Kepatuhan Perpajakan Dipaksakan (Enforced Tax Compliance)
Kepatuhan yang dipaksakan adalah kepatuhan Wajib Pajak karena keterpaksaan atau dorongan hal lain, seperti terpaksa patuh karena takut sanksi yang lebih berat. Jika pajak tidak ada sanksi yang berat, tentu hanya sedikit sekali Wajib Pajak yang bayar pajak.
Keadaan kepatuhan Wajib Pajak berubah saat terjadi perubahan tingkat kewenangan otoritas pajak ke arah yang lebih tinggi walaupun kepercayaan berada di tingkat yang rendah. Peluang masyarakat untuk menghindari pajak menjadi lebih kecil akibat peningkatan kewenangan, sehingga terjadi kepatuhan pajak. Peningkatan kepatuhan ini tentu tidak bersikap sukarela.
Tercipta sebuah kepatuhan yang dipaksakan karena peningkatan kewenangan otoritas pajak yang dapat berupa penambahan jumlah pemeriksaan dan sanksi akan membuat masyarakat takut pada konsekuensi hukum ketika melakukan penghindaran pajak (Tragedi bagi PKP yang Abai Kewajiban Perpajakan).
Penutup
Dari banyak pengamatan langsung, penulis melihat bahwa kepatuhan perpajakan cenderung meningkat apabila dilakukan pemeriksaan secara merata dan pengenaan denda yang cukup tinggi atas pelanggaran pajak yang dilakukan. Namun hal ini juga menjadi kontraproduktif ketika masyarakat wajib pajak merasa tindakan pemeriksaan yang dilakukan sebagai sinyal ketidakpercayaan otoritas pajak.

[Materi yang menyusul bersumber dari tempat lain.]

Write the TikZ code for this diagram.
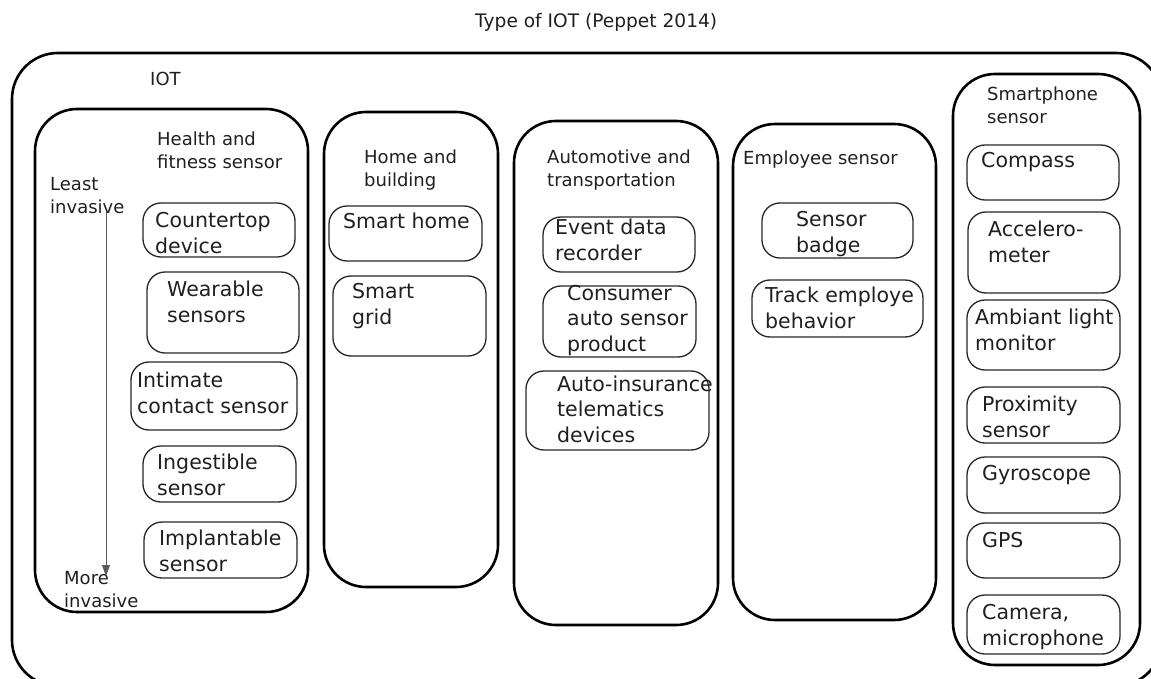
\documentclass[tikz,border=0pt]{standalone}
\usepackage{fontspec}
\setmainfont{DejaVu Sans}
\usetikzlibrary{arrows.meta}
\begin{document}
\begin{tikzpicture}[x=1pt,y=-1pt,
  panel/.style={draw=black, line width=2.6pt, rounded corners=42pt, inner sep=0pt},
  itembox/.style={draw=black!85, line width=1.3pt, rounded corners=18pt, inner sep=0pt},
  itemtxt/.style={anchor=base west, align=left, inner sep=0pt, font=\fontsize{20.5}{25.5}\selectfont, text=black!88},
  labtxt/.style={anchor=base west, align=left, inner sep=0pt, font=\fontsize{18}{23}\selectfont, text=black!88}]
\newcommand\mkbox[6]{\node[#2, minimum width={#5-#3}, minimum height={#6-#4}] (#1) at ({(#3+#5)/2},{(#4+#6)/2}) {};}
\useasboundingbox (0,0) rectangle (1151,679);
\clip (0,0) rectangle (1151,679);
% title
\node[labtxt, font=\fontsize{18.6}{23}\selectfont] (title) at (475,28) {Type of IOT (Peppet 2014)};
% outer frame
\mkbox{iot}{panel, rounded corners=46pt}{12}{53}{1162}{686}
\node[labtxt] (iotlab) at (150,86) {IOT};
% panels
\mkbox{health}{panel}{35}{109}{308}{612}
\mkbox{home}{panel}{324}{112}{498}{587}
\mkbox{auto}{panel}{514}{121}{718}{625}
\mkbox{empl}{panel}{733}{124}{936}{620}
\mkbox{phone}{panel}{953}{74}{1140}{665}
% panel titles (anchored at baseline of last line)
\node[labtxt] (healthlab) at (157,169) {Health and\\fitness sensor};
\node[labtxt] (homelab) at (364,187) {Home and\\building};
\node[labtxt] (autolab) at (547,187) {Automotive and\\transportation};
\node[labtxt] (empllab) at (743,165) {Employee sensor};
\node[labtxt] (phonelab) at (987,124) {Smartphone\\sensor};
% health items
\mkbox{b1}{itembox}{143}{203}{295}{257}
\node[itemtxt] (t1) at (155,253) {Countertop\\device};
\mkbox{b2}{itembox}{147}{272}{299}{353}
\node[itemtxt] (t2) at (167,322) {Wearable\\sensors};
\mkbox{b3}{itembox}{131}{362}{297}{430}
\node[itemtxt] (t3) at (137,413) {Intimate\\contact sensor};
\mkbox{b4}{itembox}{143}{446}{296}{502}
\node[itemtxt] (t4) at (157,495) {Ingestible\\sensor};
\mkbox{b5}{itembox}{144}{522}{297}{578}
\node[itemtxt] (t5) at (159,571) {Implantable\\sensor};
\node[labtxt] (least) at (50,214) {Least\\invasive};
\node[labtxt] (more) at (64,607) {More\\invasive};
\coordinate (a1) at (106,212);
\coordinate (a2) at (106,576);
\draw[-{Triangle[length=11pt,width=8pt]}, draw=black!65, line width=1pt] (a1) -- (a2);
% home items
\mkbox{h1}{itembox}{329}{206}{482}{261}
\node[itemtxt] (ht1) at (343,229) {Smart home};
\mkbox{h2}{itembox}{333}{276}{486}{356}
\node[itemtxt] (ht2) at (352,324) {Smart\\grid};
% automotive items
\mkbox{c1}{itembox}{543}{217}{695}{272}
\node[itemtxt] (ct1) at (555,260) {Event data\\recorder};
\mkbox{c2}{itembox}{543}{286}{696}{357}
\node[itemtxt] (ct2) at (567,351) {Consumer\\auto sensor\\product};
\mkbox{c3}{itembox}{526}{371}{709}{450}
\node[itemtxt] (ct3) at (557,442) {Auto-insurance\\telematics\\devices};
% employee items
\mkbox{e1}{itembox}{762}{203}{913}{258}
\node[itemtxt] (et1) at (796,252) {Sensor\\badge};
\mkbox{e2}{itembox}{752}{280}{923}{337}
\node[itemtxt] (et2) at (765,328) {Track employe\\behavior};
% smartphone items
\mkbox{p1}{itembox}{967}{145}{1119}{200}
\node[itemtxt] (pt1) at (981,168) {Compass};
\mkbox{p2}{itembox}{968}{212}{1120}{293}
\node[itemtxt] (pt2) at (988,262) {Accelero-\\meter};
\mkbox{p3}{itembox}{967}{300}{1120}{370}
\node[itemtxt] (pt3) at (975,350) {Ambiant light\\monitor};
\mkbox{p4}{itembox}{967}{387}{1120}{443}
\node[itemtxt] (pt4) at (982,437) {Proximity\\sensor};
\mkbox{p5}{itembox}{967}{457}{1120}{513}
\node[itemtxt] (pt5) at (982,480) {Gyroscope};
\mkbox{p6}{itembox}{967}{523}{1120}{578}
\node[itemtxt] (pt6) at (982,547) {GPS};
\mkbox{p7}{itembox}{967}{595}{1120}{654}
\node[itemtxt] (pt7) at (982,645) {Camera,\\microphone};
\end{tikzpicture}
\end{document}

Dari hasil penelitan yang dilakukan oleh Torgler dan Murphy (2004) menemukan bahwa kepercayaan masyarakat yang tinggi memberikan resistensi yang kecil pada otoritas pajak yang dapat mempengaruhi peningkatan kepatuhan pajak yang positif, survey dilakukan terhadap 2.292 penghindar pajak yang ada di Australia.
Dalam suatu kunjungan kepada beberapa subjek pajak orang pribadi, penulis mendapati bahwa pembangunan yang nyata dilakukan sekarang ini membuat mereka rela membayar perpajakan lebih besar dari sebelumnya bahkan lebih mudah meminta wajib pajak untuk lebih jujur dalam membayar kewajiban perpajakannya. Sehingga tiba pada suatu kesimpulan bahwa kepercayaan masyarakat Wajib Pajak berperan penting dalam peningkatkan kepatuhan pajak dan agar kepercayaan ini meningkat maka peran inklusi perpajakan dan realisasi kerja positif birokrat dan pembangunan nyata menjadi penting. Apakah Direktorat Jenderal Pajak mampu memenuhi target 2018 yang per awal bulan Juni 2018 ini baru mencapat 34,64%?